К осени тридцать пятого года Пастернак вернулся домой и мог возобновить работу над
романом, который, судя по уцелевшим листам, сложенным как обложка рукописи, мог быть,
в частности, назван «Записки Патрикия Живульта». Несколько разрозненных фрагментов
этой работы были напечатаны тогда же в «Литературной газете», «Огоньке», журнале «30
дней». В целом же начало прозы 1936 года случайно сохранилось в бумагах журнала
«Знамя» и было опубликовано лишь в 1980 году в «Новом мире».
В конце тридцатых годов Пастернак зарабатывал переводами.

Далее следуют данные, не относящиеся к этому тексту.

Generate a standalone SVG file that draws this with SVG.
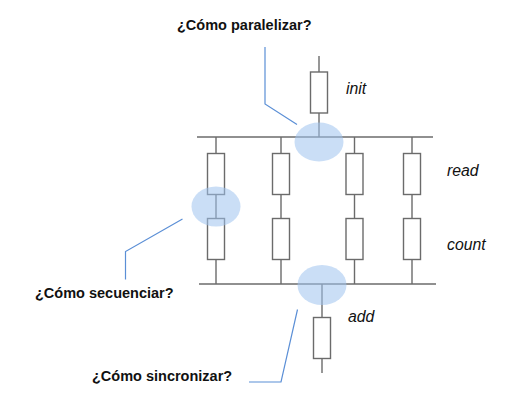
<svg xmlns="http://www.w3.org/2000/svg" width="518" height="414" viewBox="0 0 518 414">
<style>
.w{stroke:#6b6b6b;stroke-width:1.4;fill:none}
.b{stroke:#6b6b6b;stroke-width:1.4;fill:#ffffff}
.p{stroke:#5b8fd6;stroke-width:1.2;fill:none}
.e{fill:#9fc3ef;fill-opacity:0.55;stroke:none}
.q{font-family:"Liberation Sans",Arial,sans-serif;font-weight:bold;font-size:14.5px;fill:#111}
.l{font-family:"Liberation Sans",Arial,sans-serif;font-style:italic;font-size:15.8px;fill:#111}
</style>
<rect width="518" height="414" fill="#fff"/>
<g id="connectors">
<line class="w" x1="197" y1="137" x2="433" y2="137"/>
<line class="w" x1="199" y1="284" x2="436" y2="284"/>
<line class="w" x1="319" y1="56" x2="319" y2="72"/>
<line class="w" x1="319" y1="113" x2="319" y2="137"/>
<line class="w" x1="322" y1="284" x2="322" y2="317"/>
<line class="w" x1="322" y1="358" x2="322" y2="373"/>
<line class="w" x1="216" y1="137" x2="216" y2="284"/>
<line class="w" x1="281" y1="137" x2="281" y2="284"/>
<line class="w" x1="354.5" y1="137" x2="354.5" y2="284"/>
<line class="w" x1="412" y1="137" x2="412" y2="284"/>
</g>
<g id="init"><rect class="b" x="310.5" y="72" width="17" height="41"/><text class="l" x="346" y="94">init</text></g>
<g id="read">
<rect class="b" x="207.5" y="153.5" width="17" height="41"/>
<rect class="b" x="272.5" y="153.5" width="17" height="41"/>
<rect class="b" x="346" y="153.5" width="17" height="41"/>
<rect class="b" x="403.5" y="153.5" width="17" height="41"/>
<text class="l" x="447" y="175.5">read</text>
</g>
<g id="count">
<rect class="b" x="207.5" y="218.5" width="17" height="41"/>
<rect class="b" x="272.5" y="218.5" width="17" height="41"/>
<rect class="b" x="346" y="218.5" width="17" height="41"/>
<rect class="b" x="403.5" y="218.5" width="17" height="41"/>
<text class="l" x="447" y="250">count</text>
</g>
<g id="add"><rect class="b" x="313.5" y="317.5" width="17" height="41"/><text class="l" x="348" y="322">add</text></g>
<g id="paralelizar">
<ellipse class="e" cx="319" cy="142" rx="24.5" ry="19.5"/>
<polyline class="p" points="265,47 265,104 297,124.5"/>
<text class="q" x="177" y="30">¿Cómo paralelizar?</text>
</g>
<g id="secuenciar">
<ellipse class="e" cx="216" cy="206.5" rx="24.5" ry="20"/>
<polyline class="p" points="182.5,219 125.5,251.5 125.5,279.5"/>
<text class="q" x="35" y="298">¿Cómo secuenciar?</text>
</g>
<g id="sincronizar">
<ellipse class="e" cx="322" cy="285" rx="24.5" ry="20"/>
<polyline class="p" points="297.5,309.5 281,382 249,382"/>
<text class="q" x="92" y="381">¿Cómo sincronizar?</text>
</g>
</svg>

Тем не менее он исподволь, урывками продолжал писать роман. В письме отцу,
художнику Л. О. Пастернаку, от 2 мая 1937 года читаем:
«Ядром, ослепительным ядром того, что можно назвать счастьем, я сейчас
владею. Оно в той, потрясающе медленно накопляющейся рукописи, которая
опять, после многолетнего перерыва ставит меня в обладанье чем-то объемным,
закономерно распространяющимся, живо прирастающим, точно та вегетативная
нервная система, расстройством которой я болел два года тому назад, во всем
здоровьи смотрит на меня с её страниц и ко мне отсюда возвращается.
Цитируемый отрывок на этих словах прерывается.